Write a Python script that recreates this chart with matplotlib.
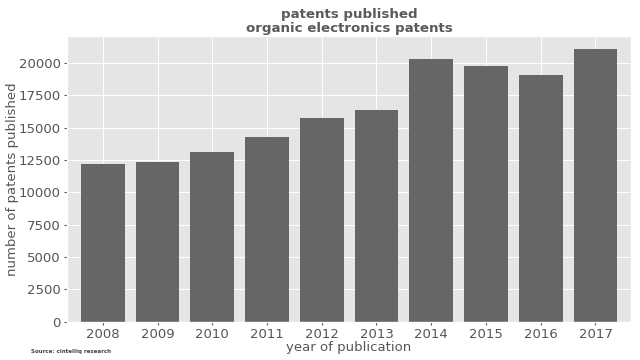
import matplotlib
matplotlib.use("Agg")
import matplotlib.pyplot as plt

years = ['2008', '2009', '2010', '2011', '2012', '2013', '2014', '2015', '2016', '2017']
patents = [12180, 12330, 13130, 14290, 15730, 16350, 20290, 19740, 19050, 21060]

plt.style.use('ggplot')
plt.rcParams['font.family'] = ['DejaVu Sans']

fig = plt.figure(figsize=(6.4, 3.6), dpi=100)
ax = fig.add_axes([0.105, 0.106, 0.881, 0.795])

pos = list(range(len(years)))
ax.bar(pos, patents, width=0.8, color='#666666')
ax.set_xlim(-0.65, len(years) - 0.35)
ax.set_xticks(pos)
ax.set_xticklabels(years)
ax.tick_params(axis='both', labelsize=9.5, colors='#555555', length=2.5, pad=2)
ax.grid(color='white', linewidth=0.7)

ax.set_xlabel("year of publication", fontsize=9.5, color='#555555', labelpad=0)
ax.set_ylabel("number of patents published", fontsize=9.5, color='#555555', labelpad=0)
ax.set_title("patents published\norganic electronics patents", fontsize=9.6,
             fontweight='bold', color='#5a5a5a', linespacing=1.15, pad=2.5)

fig.text(0.049, 0.02, "Source: cintelliq research", fontsize=4, fontweight='bold', color='#444444')

fig.savefig("out.png", dpi=100)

************

§ **Your instructions**
Replicate the material above verbatim; images stay out of the copy.

§ **Solution to the exercise**
Write a Python script that recreates this chart with matplotlib.
import matplotlib
matplotlib.use("Agg")
import matplotlib.pyplot as plt

years = ['2008', '2009', '2010', '2011', '2012', '2013', '2014', '2015', '2016', '2017']
patents = [12180, 12330, 13130, 14290, 15730, 16350, 20290, 19740, 19050, 21060]

plt.style.use('ggplot')
plt.rcParams['font.family'] = ['DejaVu Sans']

fig = plt.figure(figsize=(6.4, 3.6), dpi=100)
ax = fig.add_axes([0.105, 0.106, 0.881, 0.795])

pos = list(range(len(years)))
ax.bar(pos, patents, width=0.8, color='#666666')
ax.set_xlim(-0.65, len(years) - 0.35)
ax.set_xticks(pos)
ax.set_xticklabels(years)
ax.tick_params(axis='both', labelsize=9.5, colors='#555555', length=2.5, pad=2)
ax.grid(color='white', linewidth=0.7)

ax.set_xlabel("year of publication", fontsize=9.5, color='#555555', labelpad=0)
ax.set_ylabel("number of patents published", fontsize=9.5, color='#555555', labelpad=0)
ax.set_title("patents published\norganic electronics patents", fontsize=9.6,
             fontweight='bold', color='#5a5a5a', linespacing=1.15, pad=2.5)

fig.text(0.049, 0.02, "Source: cintelliq research", fontsize=4, fontweight='bold', color='#444444')

fig.savefig("out.png", dpi=100)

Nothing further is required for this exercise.